When you’re divorcing, your entire way of life is on the line – where you and your children will live, who will own your business, what your monthly bills will cost. The emotional toll of divorce can rival that of losing a loved one. Allowing a capable and dedicated legal professional to handle the details gives you the emotional and mental space you need to process your divorce and move forward. It also helps protect your interests when you otherwise might be vulnerable.
Your lawyer can guide you on the legal realities that apply to your divorce. They can help you anticipate issues or problems that you otherwise might not consider. The better you resolve potential difficulties in your settlement, the fewer bumps you’ll experience post-divorce.
Know Your Finances and Goals Going Into the Bargaining Table
You should compile all of your financial information as early in the process as possible to get an idea of exactly where you stand. This includes income, expenses, assets, liabilities, and debts. Your spouse will likely ask you for this information and vice versa, and California law mandates that this information be exchanged and formally known as Declarations of Disclosures.
You and your attorney will discuss your financial goals and establish what you want your financial future to look like after your divorce. If you suspect your spouse is concealing income or assets from you, you may need a forensic accounting investigation.
Your attorney will also help you understand the specific California community property laws that apply to your assets, debts, and spousal support calculations before negotiations begin. You can’t negotiate effectively without understanding the position you start under state law.
Avoid Hard Positional Bargaining
The goal of settlement negotiations is to ultimately agree on certain terms. Approaching the negotiating table with hard lines drawn in the sand can frustrate this purpose.
Rather than picking a position and sticking to it, focus on your interests by priority. What are the interests that are most important to you and how can you achieve them?
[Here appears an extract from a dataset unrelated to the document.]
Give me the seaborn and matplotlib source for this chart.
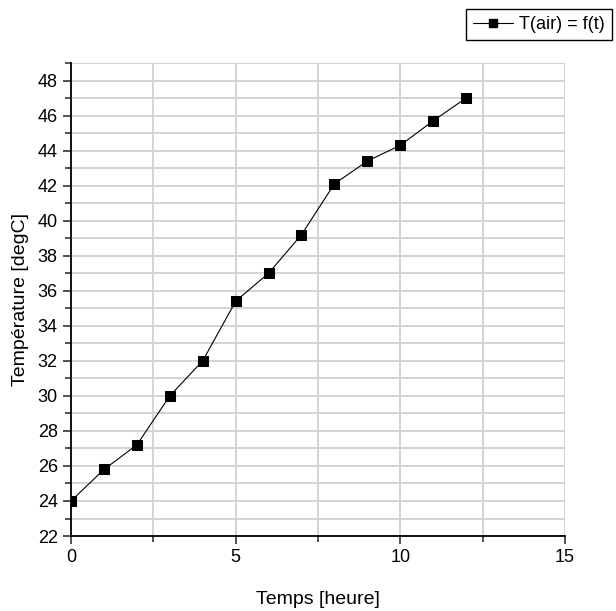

For example, you could decide that you won’t accept any offers of spousal support that are less than a specific amount of dollars per month. Or you can recognize the interest you’re trying to protect – the ability to pay your bills in full – and communicate your needs in a clear and reasonable way.
Be Open to Compromise but Know When to Walk Away
You don’t want to burn any bridges with your spouse, especially if you anticipate co-parenting together for the long-term. Divorce settlements naturally require both parties to compromise to come to an agreement without court intervention. If either side is unwilling to bend even a little to meet the other halfway, negotiations will break down.
That being said, sometimes you and your spouse simply cannot come to an agreement on key issues. You may suspect that your spouse is abusing the process or isn’t negotiating in good faith, in which case you may have no choice but to turn to divorce litigation.
Tips for the Settlement Negotiation Process
Although divorce settlement negotiations are a practical solution to a practical problem, they are also a highly personal process. You can take certain steps to lessen the stress:
- Make sure you understand how California law treats the assets, debts, spousal support, and other issues in your case before negotiating.
- Make sure you understand your big-picture goals and interests.
- Conduct yourself respectfully and be on time for appointments
- Try not to react defensively even if you feel attacked
- Don’t feel pressured to respond to new information immediately
- Don’t feel forced into making a decision, even if your lawyer approves
- Avoid using substances to calm your nerves
Clear communication is absolutely critical in divorce settlement negotiations. Although you and your spouse are dissolving your marriage, you’re working together towards an agreement. This requires a certain level of empathy for the “other side.”
A successful divorce settlement can result in a “win-win” for both you and your spouse. The right family law attorney can help you manage your expectations, work through your emotions, stand your ground, and assess your options with a strategic eye. Although divorce is seldom easy, you can achieve a bright post-divorce future for you and your family.